What's wrong with this?
I think some
thought should be paid there. The tradition is to have 2-3
blind reviewers
for a paper.
See above. Can you please explain what "blind" means exactly?
I dont see and please explain to me how when ten people have a
long discussion over an email list, quality and speed
improve. I think it
will be quite the opposite.
IMHO this depends much on the culture of such a list. I know
most of
the persons on this list personally and most for quite some
time now
and I don't think that there will be unnecessary discussion.
Anyway I understood that there will be explicitly assigned reviewers
for each contribution - 2-3 sounds good to me. They are
responsible to
review the particular contribution and alone for reasons of
lack of
time people will probably trust the judgement of the reviewers.
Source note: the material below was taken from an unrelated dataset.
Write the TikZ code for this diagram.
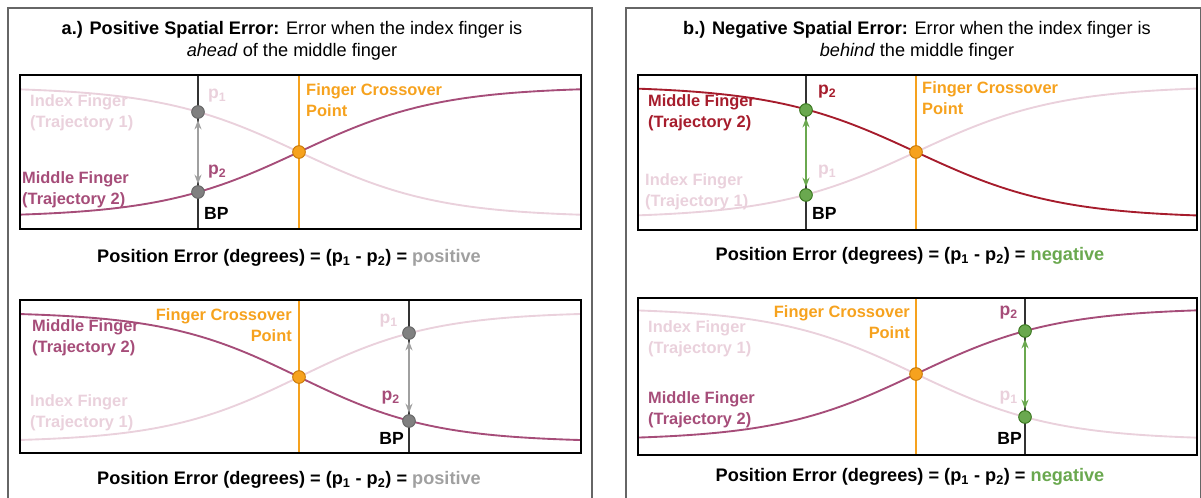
\documentclass[tikz,border=0pt]{standalone}
\usepackage{fontspec}
\setmainfont{Liberation Sans}
\usetikzlibrary{arrows.meta, positioning}

\definecolor{pale}{HTML}{EAD1DC}
\definecolor{plum}{HTML}{A64D79}
\definecolor{berry}{HTML}{A61C2C}
\definecolor{amber}{HTML}{F6A21E}
\definecolor{amberdk}{HTML}{C97A0A}
\definecolor{leaf}{HTML}{6AA84F}
\definecolor{leafdk}{HTML}{38761D}
\definecolor{ash}{HTML}{A0A0A0}
\definecolor{ashdk}{HTML}{666666}

\newcommand{\pone}{p\textsubscript{1}}
\newcommand{\ptwo}{p\textsubscript{2}}

\begin{document}
\begin{tikzpicture}[x=0.03cm, y=-0.03cm,
    every node/.style={font=\fontsize{15.5}{19}\selectfont},
    outer/.style={draw=ashdk, line width=0.9pt},
    box/.style={draw=black, line width=1.8pt},
    traj/.style={line width=1.6pt},
    vl/.style={line width=1.2pt},
    dot/.style={circle, draw, line width=0.8pt, inner sep=0pt, minimum size=0.38cm},
    lab/.style={font=\bfseries\fontsize{14}{18}\selectfont, align=left, inner sep=0pt},
    pl/.style={font=\bfseries\fontsize{15}{15}\selectfont, inner sep=0pt},
    a/.style={{Stealth[length=8pt,width=6pt]}-{Stealth[length=8pt,width=6pt]}, line width=1.6pt, shorten <=1pt, shorten >=1pt},
    err/.style={font=\bfseries\fontsize{15.5}{18}\selectfont}
]
\clip (0,0) rectangle (1201,497);

% outer panels
\draw[outer] (8,8) rectangle (592,530);
\draw[outer] (626,8) rectangle (1200.5,530);
\node[align=center] (ta) at (292,41) {\textbf{a.) Positive Spatial Error:} Error when the index finger is\\\textit{ahead} of the middle finger};
\node[align=center] (tb) at (917,41) {\textbf{b.) Negative Spatial Error:} Error when the index finger is\\\textit{behind} the middle finger};

% ---- a, top
\draw[traj, pale] plot[domain=20:581, samples=90] (\x, {152+65*tanh((\x-299)/140)});
\draw[traj, plum] plot[domain=20:581, samples=90] (\x, {152-65*tanh((\x-299)/140)});
\coordinate (bpa1t) at (198,75);  \coordinate (bpa1b) at (198,229);
\coordinate (cxa1t) at (299,75);  \coordinate (cxa1b) at (299,229);
\draw[vl, black!80] (bpa1t) -- (bpa1b);
\draw[vl, amber] (cxa1t) -- (cxa1b);
\node[dot, fill=ash!80!black, draw=ashdk] (p1a1) at (198,112) {};
\node[dot, fill=ash!80!black, draw=ashdk] (p2a1) at (198,192) {};
\node[dot, fill=amber, draw=amberdk] (xa1) at (299,152) {};
\draw[a, ash] (p2a1) -- (p1a1);
\node[lab, pale, anchor=west] (ia1) at (30,113) {Index Finger\\(Trajectory 1)};
\node[lab, plum, anchor=west] (ma1) at (22,190) {Middle Finger\\(Trajectory 2)};
\node[lab, amber, anchor=west] (ca1) at (306,100) {Finger Crossover\\Point};
\node[pl, pale, anchor=west] at (208,96) {\pone};
\node[pl, plum, anchor=west] at (208,172) {\ptwo};
\node[pl, black, anchor=west] at (204,213) {BP};
\draw[box] (20,75) rectangle (581,229);
\node[err] (ea1) at (289,258) {Position Error (degrees) = (\pone\ - \ptwo) = \textcolor{ash}{positive}};

% ---- a, bottom
\draw[traj, pale] plot[domain=20:581, samples=90] (\x, {377-65*tanh((\x-299)/135)});
\draw[traj, plum] plot[domain=20:581, samples=90] (\x, {377+65*tanh((\x-299)/135)});
\coordinate (bpa2t) at (409,300);  \coordinate (bpa2b) at (409,453);
\coordinate (cxa2t) at (299,300);  \coordinate (cxa2b) at (299,453);
\draw[vl, black!80] (bpa2t) -- (bpa2b);
\draw[vl, amber] (cxa2t) -- (cxa2b);
\node[dot, fill=ash!80!black, draw=ashdk] (p1a2) at (409,333) {};
\node[dot, fill=ash!80!black, draw=ashdk] (p2a2) at (409,421) {};
\node[dot, fill=amber, draw=amberdk] (xa2) at (299,377) {};
\draw[a, ash] (p2a2) -- (p1a2);
\node[lab, plum, anchor=west] (ma2) at (32,338) {Middle Finger\\(Trajectory 2)};
\node[lab, pale, anchor=west] (ia2) at (30,413) {Index Finger\\(Trajectory 1)};
\node[lab, amber, anchor=east, align=right] (ca2) at (292,325) {Finger Crossover\\Point};
\node[pl, pale, anchor=east] at (398,321) {\pone};
\node[pl, plum, anchor=east] at (400,398) {\ptwo};
\node[pl, black, anchor=east] at (404,438) {BP};
\draw[box] (20,300) rectangle (581,453);
\node[err] (ea2) at (289,480) {Position Error (degrees) = (\pone\ - \ptwo) = \textcolor{ash}{positive}};

% ---- b, top
\draw[traj, pale] plot[domain=638:1197, samples=90] (\x, {152-66*tanh((\x-916)/143)});
\draw[traj, berry] plot[domain=638:1197, samples=90] (\x, {152+66*tanh((\x-916)/143)});
\coordinate (bpb1t) at (806,75);  \coordinate (bpb1b) at (806,230);
\coordinate (cxb1t) at (916,75);  \coordinate (cxb1b) at (916,230);
\draw[vl, black!80] (bpb1t) -- (bpb1b);
\draw[vl, amber] (cxb1t) -- (cxb1b);
\node[dot, fill=leaf, draw=leafdk] (p2b1) at (806,110) {};
\node[dot, fill=leaf, draw=leafdk] (p1b1) at (806,195) {};
\node[dot, fill=amber, draw=amberdk] (xb1) at (916,152) {};
\draw[a, leaf] (p1b1) -- (p2b1);
\node[lab, berry, anchor=west] (mb1) at (648,113) {Middle Finger\\(Trajectory 2)};
\node[lab, pale, anchor=west] (ib1) at (645,192) {Index Finger\\(Trajectory 1)};
\node[lab, amber, anchor=west] (cb1) at (922,98) {Finger Crossover\\Point};
\node[pl, berry, anchor=west] at (818,92) {\ptwo};
\node[pl, pale, anchor=west] at (818,172) {\pone};
\node[pl, black, anchor=west] at (812,213) {BP};
\draw[box] (638,75) rectangle (1197,230);
\node[err] (eb1) at (910,256) {Position Error (degrees) = (\pone\ - \ptwo) = \textcolor{leaf}{negative}};

% ---- b, bottom
\draw[traj, pale] plot[domain=638:1197, samples=90] (\x, {374+66*tanh((\x-916)/140)});
\draw[traj, plum] plot[domain=638:1197, samples=90] (\x, {374-66*tanh((\x-916)/140)});
\coordinate (bpb2t) at (1025,298);  \coordinate (bpb2b) at (1025,455);
\coordinate (cxb2t) at (916,298);   \coordinate (cxb2b) at (916,455);
\draw[vl, black!80] (bpb2t) -- (bpb2b);
\draw[vl, amber] (cxb2t) -- (cxb2b);
\node[dot, fill=leaf, draw=leafdk] (p2b2) at (1025,331) {};
\node[dot, fill=leaf, draw=leafdk] (p1b2) at (1025,417) {};
\node[dot, fill=amber, draw=amberdk] (xb2) at (916,374) {};
\draw[a, leaf] (p1b2) -- (p2b2);
\node[lab, pale, anchor=west] (ib2) at (648,339) {Index Finger\\(Trajectory 1)};
\node[lab, plum, anchor=west] (mb2) at (648,410) {Middle Finger\\(Trajectory 2)};
\node[lab, amber, anchor=east, align=right] (cb2) at (910,322) {Finger Crossover\\Point};
\node[pl, plum, anchor=east] at (1018,313) {\ptwo};
\node[pl, pale, anchor=east] at (1018,398) {\pone};
\node[pl, black, anchor=east] at (1022,438) {BP};
\draw[box] (638,298) rectangle (1197,455);
\node[err] (eb2) at (910,477) {Position Error (degrees) = (\pone\ - \ptwo) = \textcolor{leaf}{negative}};
\end{tikzpicture}
\end{document}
Blind reviewing most of the time works in favor
of the author. Discussing between us endlessly a paper
[unless it is
highly
controversial and only after it has been blindly reviewed] I
think will be
a
waste of time and effort.
Endless is discussion is not very probable IMHO. If a
contribution is
too controversial it simply will not be included. That would
at least
mean an orientation in consensus in the editorial board (where
consensus means that nobody *has to* object).